The fast-moving drama of where to relocate the town highway garage, if indeed it is to be relocated, may well have passed a major milestone before this issue of the Observer is distributed. The events in the current chapter of that drama, centered on the existing building at 1160 South Street and the economic development of a garage-less Ffyler Place, have developed quickly since a new proposal was introduced by First Selectman Melissa Mack and developer Kevin Casey to the Selectmen and a few members of the public at the May 1 Selectmen’s meeting, as reported here last month. On May 15, the new proposal was explained in more detail to the Board of Selectmen and a small audience (fewer than two dozen) with a 44-page PowerPoint presentation, followed by audience questions and comments, both positive and negative.

It was clear from the May 15 presentation that this was not simply the garage move. Developer Casey, who had the South Street building under contract and would adapt it as required, offered to sell the adapted building to the Town for $2.4 million. He would also take possession of the old garage, demolish it, and remediate the known “brown field” contamination. On that land, he would begin the new development of Ffyler Place by building 45 attractive new apartments with market rate rents. The Selectmen approved the plan in a four-to-one vote.
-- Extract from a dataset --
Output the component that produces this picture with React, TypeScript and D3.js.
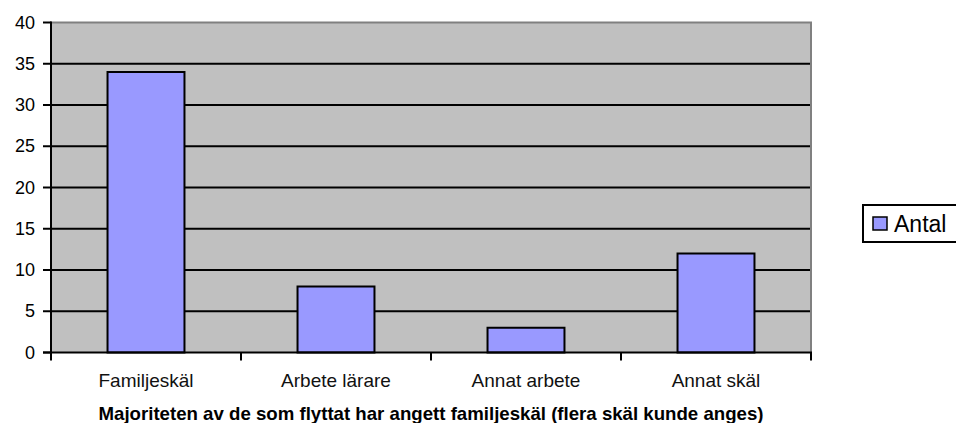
import React, { useEffect, useRef } from "react";
import * as d3 from "d3";

const categories = ["Familjeskäl", "Arbete lärare", "Annat arbete", "Annat skäl"];
const antal = [34, 8, 3, 12];
const yTicks = [0, 5, 10, 15, 20, 25, 30, 35, 40];
const seriesName = "Antal";
const chartTitle = "Majoriteten av de som flyttat har angett familjeskäl (flera skäl kunde anges)";

const App = () => {
    const svgRef = useRef(null);
    const width = 956;
    const height = 423;
    const plot = { left: 51, right: 811, top: 22.5, bottom: 352.5 };

    useEffect(() => {
        const svg = d3.select(svgRef.current);
        svg.selectAll("*").remove();

        const x = d3
            .scaleBand()
            .domain(categories)
            .range([plot.left, plot.right])
            .paddingInner(0.595)
            .paddingOuter(0.2975);

        const y = d3.scaleLinear().domain([0, 40]).range([plot.bottom, plot.top]);

        // plot background
        svg
            .append("rect")
            .attr("x", plot.left)
            .attr("y", plot.top)
            .attr("width", plot.right - plot.left)
            .attr("height", plot.bottom - plot.top)
            .attr("fill", "#c0c0c0");

        // gridlines
        svg
            .selectAll(".grid")
            .data(yTicks.filter((d) => d > 0 && d < 40))
            .enter()
            .append("line")
            .attr("x1", plot.left)
            .attr("x2", plot.right)
            .attr("y1", (d) => y(d))
            .attr("y2", (d) => y(d))
            .attr("stroke", "#000")
            .attr("stroke-width", 2);

        // top + right border (gray)
        svg
            .append("path")
            .attr("d", `M${plot.left},${plot.top}H${plot.right}V${plot.bottom}`)
            .attr("fill", "none")
            .attr("stroke", "#808080")
            .attr("stroke-width", 2);

        // bars
        svg
            .selectAll(".bar")
            .data(antal)
            .enter()
            .append("rect")
            .attr("x", (d, i) => x(categories[i]))
            .attr("y", (d) => y(d))
            .attr("width", x.bandwidth())
            .attr("height", (d) => y(0) - y(d))
            .attr("fill", "#9999ff")
            .attr("stroke", "#000")
            .attr("stroke-width", 2);

        // y axis
        svg
            .append("line")
            .attr("x1", plot.left)
            .attr("x2", plot.left)
            .attr("y1", plot.top - 1)
            .attr("y2", plot.bottom + 1)
            .attr("stroke", "#000")
            .attr("stroke-width", 2);

        svg
            .selectAll(".ytick")
            .data(yTicks)
            .enter()
            .append("line")
            .attr("x1", plot.left - 8)
            .attr("x2", plot.left)
            .attr("y1", (d) => y(d))
            .attr("y2", (d) => y(d))
            .attr("stroke", "#000")
            .attr("stroke-width", 2);

        svg
            .selectAll(".ylabel")
            .data(yTicks)
            .enter()
            .append("text")
            .attr("x", 35)
            .attr("y", (d) => y(d) + 6)
            .attr("text-anchor", "end")
            .style("font-family", "Liberation Sans, Arial, sans-serif")
            .style("font-size", "18px")
            .attr("fill", "#000")
            .text((d) => d);

        // x axis
        svg
            .append("line")
            .attr("x1", plot.left - 8)
            .attr("x2", plot.right + 1)
            .attr("y1", plot.bottom)
            .attr("y2", plot.bottom)
            .attr("stroke", "#000")
            .attr("stroke-width", 2);

        const step = x.step();
        const bounds = categories.map((c) => x(c) - step * x.paddingOuter());
        bounds.push(plot.right);
        svg
            .selectAll(".xtick")
            .data(bounds)
            .enter()
            .append("line")
            .attr("x1", (d) => d)
            .attr("x2", (d) => d)
            .attr("y1", plot.bottom)
            .attr("y2", plot.bottom + 8)
            .attr("stroke", "#000")
            .attr("stroke-width", 2);

        svg
            .selectAll(".xlabel")
            .data(categories)
            .enter()
            .append("text")
            .attr("x", (d) => x(d) + x.bandwidth() / 2)
            .attr("y", 387)
            .attr("text-anchor", "middle")
            .style("font-family", "Liberation Sans, Arial, sans-serif")
            .style("font-size", "19px")
            .attr("fill", "#111")
            .text((d) => d);

        // title
        svg
            .append("text")
            .attr("x", (plot.left + plot.right) / 2)
            .attr("y", 420)
            .attr("text-anchor", "middle")
            .attr("textLength", 665)
            .attr("lengthAdjust", "spacingAndGlyphs")
            .style("font-family", "Liberation Sans, Arial, sans-serif")
            .style("font-size", "19px")
            .style("font-weight", "bold")
            .text(chartTitle);

        // legend
        const legend = svg.append("g").attr("transform", "translate(863,205)");
        legend
            .append("rect")
            .attr("x", 0)
            .attr("y", 0)
            .attr("width", 110)
            .attr("height", 37)
            .attr("fill", "#fff")
            .attr("stroke", "#000")
            .attr("stroke-width", 2);
        legend
            .append("rect")
            .attr("x", 10)
            .attr("y", 12)
            .attr("width", 14)
            .attr("height", 13)
            .attr("fill", "#9999ff")
            .attr("stroke", "#000")
            .attr("stroke-width", 1.5);
        legend
            .append("text")
            .attr("x", 31)
            .attr("y", 27)
            .style("font-family", "Liberation Sans, Arial, sans-serif")
            .style("font-size", "23px")
            .text(seriesName);
    }, []);

    return (
        <svg
            ref={svgRef}
            width={width}
            height={height}
            style={{ position: "absolute", left: 0, top: 0, background: "#fff" }}
        />
    );
};

export default App;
The Planning and Zoning Commission liked the idea at their workshop on May 6 and is working on a text amendment to the Zoning Regulations that would allow apartments as a primary use in the Town Center zone. The Economic Development Commission supports the plan as well.

The adaptation and use of 1160 South Street for the highway garage is not without its critics. One citizen at the May 15 presentation saw no value in replacing the Ffyler Place garage, only 45 years-old. While the South Street building has 18,000 square feet of clear space, more than twice the space of the present garage, some critics have stressed that the side lot clearances wouldn’t allow the highway department trucks to turn in to a typical row of big doors on the side of the long, narrow building, whose end faces the street. The building may be wide enough to allow space for an interior passageway from a door in the end leading to perhaps diagonal bays for parking and repair, but the interior columns pose a potential problem.

The Board of Finance on June 10 approved the project pending the approval by a Town Meeting and pending the determination of the building’s suitability by an independent expert. The Board also authorized up to $50,000 for hiring such an expert, who was being sought at mid-month.

A public information session was planned for June 18, but canceled at the last minute. Still scheduled is a public hearing on June 26 (for officials to hear public comment, not vice versa). The scheduleed Town Meeting is now sometime in July.